Quality key to better-burger success

For all of the buzz surrounding global-food trends like ethnic flavors and small plates, it might come as a surprise that one of the things consumers are most clamoring for is as American as apple pie: hamburgers. 95 percent of consumers report eating a burger at least once per month, according to Chicago research firm Technomic’s 2013 Burger Consumer Trend Report.

With consumer demand for premium burgers higher than ever before, operators need only look around to see that the industry is responding in kind. Better-burger concepts are becoming ubiquitous—in fact, six burger concepts made this year’s Future 50 list, Restaurant Business’ annual ranking of the nation’s fastest-growing small chains.

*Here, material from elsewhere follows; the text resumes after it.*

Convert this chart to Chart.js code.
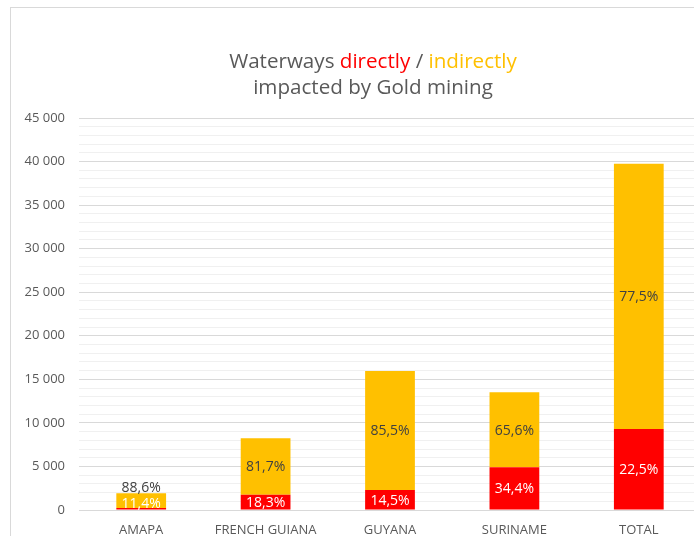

In the face of market saturation and rising commodity costs, it can be difficult for operators to differentiate themselves from other better-burger concepts. However, by focusing on the quality of the beef they’re serving, operators can meet consumer expectations for premium burgers and compete effectively for share of stomach.

The connections consumers make between premium burgers and beef quality is a natural one—after all, “better burger” often denotes high-end ingredients, says Scott Hume, editor of BurgerBusiness.com, and telling the sourcing story has never been more important than it is today. “Consumers care about quality and sourcing, and in some cases, they care about breed,” he says. “Consumers want information on burgers.”

To that end, operators should consider offering naturally-raised beef, Angus or Hereford beef and primal or in-house grinds and building a story around those quality offerings. Using menu call-outs that include these indicators, for example, can appeal to customers who seek this type of information.

Operators can also train staff members on the details of the beef they’re offering. Consumers often have questions about proteins that menu call-outs can’t answer, so conducting a “Beef 101” class and providing training can help staff members feel more confident when answering customer questions.

Interestingly, offering quality beef can actually be a way to offset rising commodity costs. Burgers are highly craveable menu items, and premium burgers made with quality beef can be way to draw consumers in and tempt them to open their wallets. In fact, 62 percent of consumers say that meat quality and taste is the most important factor influencing burger purchasing decisions, according to Technomic. Premium burgers also provide a versatile, mid-level price point for value-conscious consumers who want beef as their entrée and are looking for an elevated dining experience.

Menuing quality beef also minimizes the need to offer over-the-top signature burgers and dozens of toppings, some of which can be expensive for operators. “If you have a high-quality beef patty, you want your customers to taste it,” says Hume. “Operators should look at toppings that enhance the flavors of good beef rather than cover it up.”